The social network's first public step toward fixing the fake-news problem since the election was a statement barring fake-news sites from using its lucrative ad network. But it wasn't much more than rhetorical. Facebook's policies already blocked sites that spread misleading information from its ad network, an automated system that places ads on sites across the internet.

Now, Facebook says it has also eliminated the ability for spammers to masquerade as real news organizations by spoofing domains. And it says it's weighing a crackdown on publishers of fake news as well.

Depriving scammers of money could be effective.

"Google and Facebook are the single two biggest engines for monetization," said Susan Bidel, a senior analyst at Forrester Research focusing on digital publishers. "I don't think you are ever going to completely eradicate it. But it could get down to a manageable level."

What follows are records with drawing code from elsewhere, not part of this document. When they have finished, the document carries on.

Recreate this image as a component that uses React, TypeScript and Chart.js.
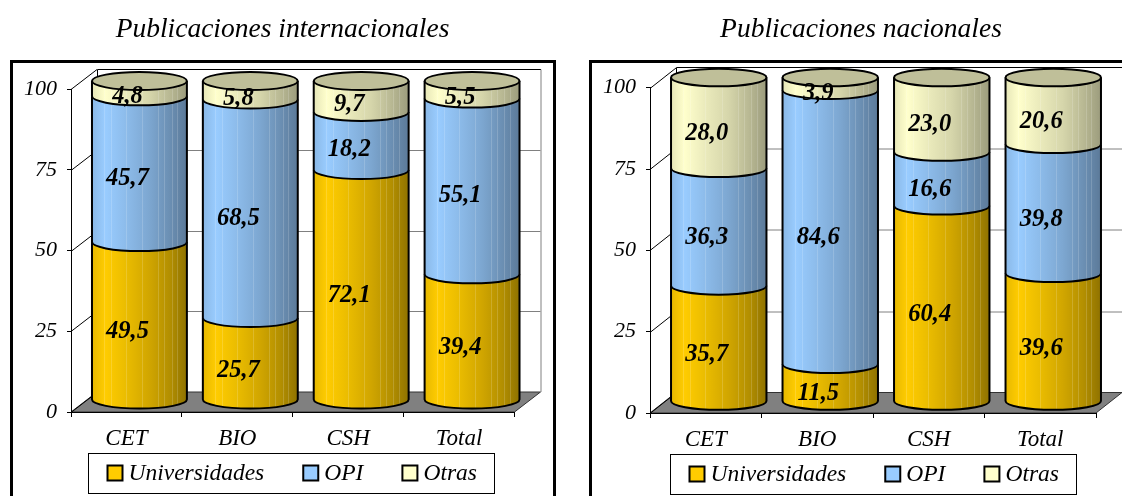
import { useEffect, useRef } from "react";
import { Chart, registerables } from "chart.js";

Chart.register(...registerables);

const FONT = '"Liberation Serif", serif';

const categories = ["CET", "BIO", "CSH", "Total"];
const seriesNames = ["Universidades", "OPI", "Otras"];

const internacionalesUniversidades = [49.5, 25.7, 72.1, 39.4];
const internacionalesOpi = [45.7, 68.5, 18.2, 55.1];
const internacionalesOtras = [4.8, 5.8, 9.7, 5.5];

const nacionalesUniversidades = [35.7, 11.5, 60.4, 39.6];
const nacionalesOpi = [36.3, 84.6, 16.6, 39.8];
const nacionalesOtras = [28.0, 3.9, 23.0, 20.6];

const swatchColors = ["#FFCC00", "#99CCFF", "#FFFFCC"];
const bodyStops = [
  ["#E6B800", "#FFCC00", "#EBBD00", "#D1A600", "#B38F00", "#8F7200"],
  ["#8AB8E6", "#99CCFF", "#8DBCEB", "#7DA7D1", "#6B8FB3", "#5C7A99"],
  ["#E6E6B8", "#FFFFCC", "#EBEBBC", "#D6D6AB", "#B8B893", "#9C9C7D"],
];
const capColor = "#BFBF99";
const stripeAt = [0.13, 0.2, 0.36, 0.53, 0.7, 0.76, 0.84, 0.9];

type Panel = {
  title: string;
  left: number;
  width: number;
  series: number[][];
  area: { left: number; top: number; right: number; bottom: number };
  depth: { x: number; y: number };
  cylinder: { base: number; ratio: number; ry: number };
  legendBox: { left: number; top: number; right: number; bottom: number };
  frame: { left: number; top: number; right: number };
};

// Geometry is expressed in each canvas' own coordinates.
const panels: Panel[] = [
  {
    title: "Publicaciones internacionales",
    left: 0,
    width: 565,
    series: [internacionalesUniversidades, internacionalesOpi, internacionalesOtras],
    area: { left: 71, top: 89, right: 514.5, bottom: 412 },
    depth: { x: 26, y: 20 },
    cylinder: { base: 400, ratio: 319 / 323, ry: 9 },
    legendBox: { left: 88.5, top: 453.5, right: 494.5, bottom: 493.5 },
    frame: { left: 11.5, top: 61.5, right: 554.5 },
  },
  {
    title: "Publicaciones nacionales",
    left: 575,
    width: 572,
    series: [nacionalesUniversidades, nacionalesOpi, nacionalesOtras],
    area: { left: 75, top: 87.7, right: 521, bottom: 413 },
    depth: { x: 26, y: 20.5 },
    cylinder: { base: 401.5, ratio: 324 / 325.3, ry: 8.8 },
    legendBox: { left: 95.5, top: 454.5, right: 501.5, bottom: 494.5 },
    frame: { left: 15.5, top: 61.5, right: 600 },
  },
];

function formatValue(v: number) {
  return v.toFixed(1).replace(".", ",");
}

function cylinderPlugin(panel: Panel) {
  const { area, depth, cylinder, legendBox, frame } = panel;
  return {
    id: "cylinder3d",
    afterLayout(chart: any) {
      // The title is centred on the whole panel, not on the plot.
      chart.titleBlock.left = 0;
      chart.titleBlock.right = panel.width;
    },
    beforeDraw(chart: any) {
      const c = chart.ctx as CanvasRenderingContext2D;
      const y = chart.scales.y;
      const backLeft = area.left + depth.x;
      const backRight = area.right + depth.x;
      const backTop = area.top - depth.y;
      const backBottom = area.bottom - depth.y;
      c.save();
      c.fillStyle = "#fff";
      c.fillRect(0, 0, chart.width, chart.height);

      c.strokeStyle = "#000";
      c.lineWidth = 3;
      c.strokeRect(frame.left, frame.top, frame.right - frame.left, 600);

      // Floor of the plot box
      c.fillStyle = "#808080";
      c.beginPath();
      c.moveTo(area.left, area.bottom);
      c.lineTo(area.right, area.bottom);
      c.lineTo(backRight, backBottom);
      c.lineTo(backLeft, backBottom);
      c.closePath();
      c.fill();
      c.strokeStyle = "#333";
      c.lineWidth = 1;
      c.stroke();

      // Back wall gridlines and their slanted runs along the side wall
      y.ticks.forEach((t: any) => {
        const py = Math.round(y.getPixelForValue(t.value)) + 0.5;
        if (t.value > 0 && t.value < 100) {
          c.strokeStyle = "#808080";
          c.beginPath();
          c.moveTo(backLeft, py - depth.y);
          c.lineTo(backRight, py - depth.y);
          c.stroke();
        }
        c.strokeStyle = "#000";
        c.beginPath();
        c.moveTo(area.left, py);
        c.lineTo(backLeft, py - depth.y);
        c.stroke();
      });

      c.strokeStyle = "#000";
      c.beginPath();
      c.moveTo(backLeft + 0.5, backBottom);
      c.lineTo(backLeft + 0.5, Math.round(backTop) + 0.5);
      c.lineTo(backRight + 0.5, Math.round(backTop) + 0.5);
      c.stroke();
      c.strokeStyle = "#808080";
      c.beginPath();
      c.moveTo(backRight + 0.5, Math.round(backTop) + 0.5);
      c.lineTo(backRight + 0.5, backBottom);
      c.stroke();
      c.restore();
    },
    beforeDatasetDraw() {
      // Native flat bars are replaced by the cylinders painted below.
      return false;
    },
    afterDatasetsDraw(chart: any) {
      const c = chart.ctx as CanvasRenderingContext2D;
      const lift = (py: number) => cylinder.base - (area.bottom - py) * cylinder.ratio;
      const count = chart.data.labels.length;
      const last = chart.data.datasets.length - 1;

      for (let i = 0; i < count; i++) {
        chart.data.datasets.forEach((_: any, d: number) => {
          const bar = chart.getDatasetMeta(d).data[i];
          const rx = bar.width / 2;
          const cx = bar.x + depth.x / 2;
          const top = lift(bar.y);
          const bottom = lift(bar.base);
          const ry = cylinder.ry;

          const gradient = c.createLinearGradient(cx - rx, 0, cx + rx, 0);
          const stops = bodyStops[d];
          [0, 0.14, 0.35, 0.6, 0.82, 1].forEach((o, k) => gradient.addColorStop(o, stops[k]));

          c.save();
          c.beginPath();
          c.moveTo(cx - rx, top);
          c.lineTo(cx - rx, bottom);
          c.ellipse(cx, bottom, rx, ry, 0, Math.PI, 0, true);
          c.lineTo(cx + rx, top);
          c.ellipse(cx, top, rx, ry, 0, 0, Math.PI, true);
          c.closePath();
          c.fillStyle = gradient;
          c.fill();

          c.save();
          c.clip();
          c.strokeStyle = "rgba(255,255,255,0.16)";
          c.lineWidth = 1;
          stripeAt.forEach((f) => {
            const sx = Math.round(cx - rx + 2 * rx * f) + 0.5;
            c.beginPath();
            c.moveTo(sx, top - ry);
            c.lineTo(sx, bottom + ry);
            c.stroke();
          });
          c.restore();

          c.strokeStyle = "#000";
          c.lineWidth = 2;
          c.beginPath();
          c.moveTo(cx - rx, top);
          c.lineTo(cx - rx, bottom);
          c.ellipse(cx, bottom, rx, ry, 0, Math.PI, 0, true);
          c.lineTo(cx + rx, top);
          c.stroke();

          if (d === last) {
            c.beginPath();
            c.ellipse(cx, top, rx, ry, 0, 0, Math.PI * 2);
            c.fillStyle = capColor;
            c.fill();
            c.stroke();
          }
          c.restore();
        });
      }

      // Value labels sit on the front plane of the axis scale.
      c.save();
      c.font = `italic bold 24.5px ${FONT}`;
      c.fillStyle = "#000";
      c.textAlign = "center";
      c.textBaseline = "middle";
      chart.data.datasets.forEach((ds: any, d: number) => {
        chart.getDatasetMeta(d).data.forEach((bar: any, i: number) => {
          c.fillText(formatValue(ds.data[i]), bar.x + 1, (bar.y + bar.base) / 2);
        });
      });
      c.restore();

      // Legend box
      c.save();
      c.strokeStyle = "#000";
      c.lineWidth = 1;
      c.fillStyle = "#fff";
      const { left, top, right, bottom } = legendBox;
      c.fillRect(left, top, right - left, bottom - top);
      c.strokeRect(left, top, right - left, bottom - top);
      c.font = `italic 23.5px ${FONT}`;
      c.textBaseline = "middle";
      c.textAlign = "left";
      const midY = (top + bottom) / 2;
      let lx = left + 19;
      chart.data.datasets.forEach((ds: any, d: number) => {
        c.fillStyle = swatchColors[d];
        c.fillRect(lx, midY - 8, 15, 15);
        c.lineWidth = 2;
        c.strokeRect(lx, midY - 8, 15, 15);
        c.fillStyle = "#000";
        c.fillText(ds.label, lx + 21, midY);
        lx += 21 + c.measureText(ds.label).width + 39;
      });
      c.restore();
    },
  };
}

function PanelChart({ panel }: { panel: Panel }) {
  const ref = useRef<HTMLCanvasElement>(null);

  useEffect(() => {
    const chart = new Chart(ref.current as HTMLCanvasElement, {
      type: "bar",
      data: {
        labels: categories,
        datasets: panel.series.map((data, d) => ({
          label: seriesNames[d],
          data,
          backgroundColor: swatchColors[d],
          categoryPercentage: 1,
          barPercentage: 0.856,
        })),
      },
      plugins: [cylinderPlugin(panel)],
      options: {
        responsive: false,
        animation: false,
        layout: { padding: { left: 0, top: 0, bottom: 0, right: panel.width - panel.area.right } },
        plugins: {
          legend: { display: false },
          tooltip: { enabled: false },
          title: {
            display: true,
            text: panel.title,
            color: "#000",
            font: { family: FONT, size: 27.5, style: "italic", weight: "normal", lineHeight: 1.2 },
            padding: { top: 13.5, bottom: panel.area.top - 46.5 },
          },
        },
        scales: {
          x: {
            stacked: true,
            afterFit: (s: any) => {
              s.height = 496 - panel.area.bottom;
            },
            grid: { drawOnChartArea: false, color: "#000", tickLength: 5 },
            border: { color: "#000" },
            ticks: {
              color: "#000",
              padding: 8,
              maxRotation: 0,
              font: { family: FONT, size: 23, style: "italic" },
            },
          },
          y: {
            stacked: true,
            min: 0,
            max: 100,
            afterFit: (s: any) => {
              s.width = panel.area.left;
            },
            grid: { drawOnChartArea: false, color: "#000", tickLength: 4 },
            border: { color: "#000" },
            ticks: {
              stepSize: 25,
              color: "#000",
              padding: 10,
              font: { family: FONT, size: 22, style: "italic" },
            },
          },
        },
      } as any,
    });
    return () => chart.destroy();
  }, [panel]);

  return (
    <div style={{ position: "absolute", left: panel.left, top: 0 }}>
      <canvas ref={ref} width={panel.width} height={496} />
    </div>
  );
}

export default function App() {
  return (
    <div
      style={{
        position: "fixed",
        left: 0,
        top: 0,
        width: 1122,
        height: 496,
        overflow: "hidden",
        background: "#fff",
      }}
    >
      {panels.map((p) => (
        <PanelChart key={p.title} panel={p} />
      ))}
    </div>
  );
}
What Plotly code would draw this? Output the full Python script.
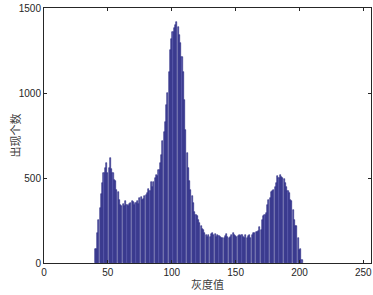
import plotly.graph_objects as go

gray_start = 40
counts = [
    82, 85, 176, 255, 323, 407, 470, 528, 560, 591,      # 40-49
    528, 558, 620, 552, 532, 490, 484, 430, 415, 372,    # 50-59
    343, 333, 348, 333, 362, 343, 337, 348, 355, 362,    # 60-69
    356, 343, 352, 362, 348, 382, 388, 372, 376, 392,    # 70-79
    401, 411, 435, 421, 474, 446, 474, 500, 519, 509,    # 80-89
    548, 587, 636, 715, 770, 832, 930, 1000, 1126, 1253, # 90-99
    1316, 1360, 1380, 1400, 1420, 1390, 1341, 1292, 1214, 1126,  # 100-109
    960, 783, 646, 558, 480, 430, 392, 352, 300, 285,    # 110-119
    274, 255, 235, 215, 200, 196, 176, 166, 153, 166,    # 120-129
    153, 170, 176, 166, 170, 153, 166, 157, 153, 145,    # 130-139
    145, 150, 157, 168, 151, 145, 153, 164, 176, 166,    # 140-149
    157, 153, 160, 164, 157, 164, 153, 145, 164, 145,    # 150-159
    157, 164, 149, 165, 176, 176, 180, 180, 186, 211,    # 160-169
    196, 255, 274, 284, 294, 343, 372, 382, 415, 421,    # 170-179
    431, 450, 470, 509, 499, 519, 505, 499, 493, 470,    # 180-189
    450, 421, 411, 372, 362, 313, 255, 215, 215, 147,    # 190-199
    78, 82, 16,                                          # 200-202
]
grays = list(range(gray_start, gray_start + len(counts)))

x_ticks = [0, 50, 100, 150, 200, 250]
y_ticks = [0, 500, 1000, 1500]
x_title = "灰度值"
y_title = "出现个数"

fig = go.Figure(go.Bar(
    x=grays, y=counts, width=0.85,
    marker=dict(color="#5b5bab", line=dict(color="#22227e", width=0.6)),
))

axis_common = dict(
    showline=True, linecolor="#262626", linewidth=1, mirror="ticks",
    ticks="inside", ticklen=3, tickcolor="#262626", showgrid=False,
    zeroline=False, automargin=False,
    tickfont=dict(family="Liberation Sans, Arial", size=10, color="#262626"),
)

title_font = dict(family="Noto Sans CJK SC", size=11, color="#404040")

fig.update_layout(
    width=373, height=295,
    margin=dict(l=44, r=2, t=8, b=32),
    paper_bgcolor="white", plot_bgcolor="white",
    bargap=0, showlegend=False,
    xaxis=dict(range=[0, 256], tickvals=x_ticks, **axis_common),
    yaxis=dict(range=[0, 1500], tickvals=y_ticks, **axis_common),
    annotations=[
        dict(text=x_title, xref="paper", yref="paper", x=0.5, y=0,
             yshift=-21, xanchor="center", yanchor="middle",
             showarrow=False, font=title_font),
        dict(text=y_title, xref="paper", yref="paper", x=0, y=0.5,
             xshift=-30, xanchor="center", yanchor="middle", textangle=-90,
             showarrow=False, font=title_font),
    ],
)

fig.write_html("out.html", config={"displayModeBar": False},
               post_script="document.body.style.margin='0';document.body.style.overflow='hidden';")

Facebook will not allow publishers to promote any story flagged as disputed. If this works, users should not see fake news stories in Facebook advertisements.

ROBOTS VS. FALSEHOOD

Facebook's main approach to problems has been to tackle them with studying its vast troves of user data, with algorithms that can be more effective at things than humans, and to favour engineers over editors. Data rules all else at the Menlo Park, California, company.

Beyond the human fact-checkers, Facebook is also using its algorithms to de-emphasize fake news stories. For example, if people are significantly less likely to share an article after they have read it, it's a "really good sign that the article was misleading or not informative in some way," Hegeman said -- sort of like when you try a cereal sample at the grocery store, then decide not to buy it.

Fake news stories won't disappear from Facebook, not the way child porn and spam and various illegal stuff does. That is not Facebook's goal.

"We believe providing more context can help people decide for themselves what to trust and what to share," Mosseri wrote.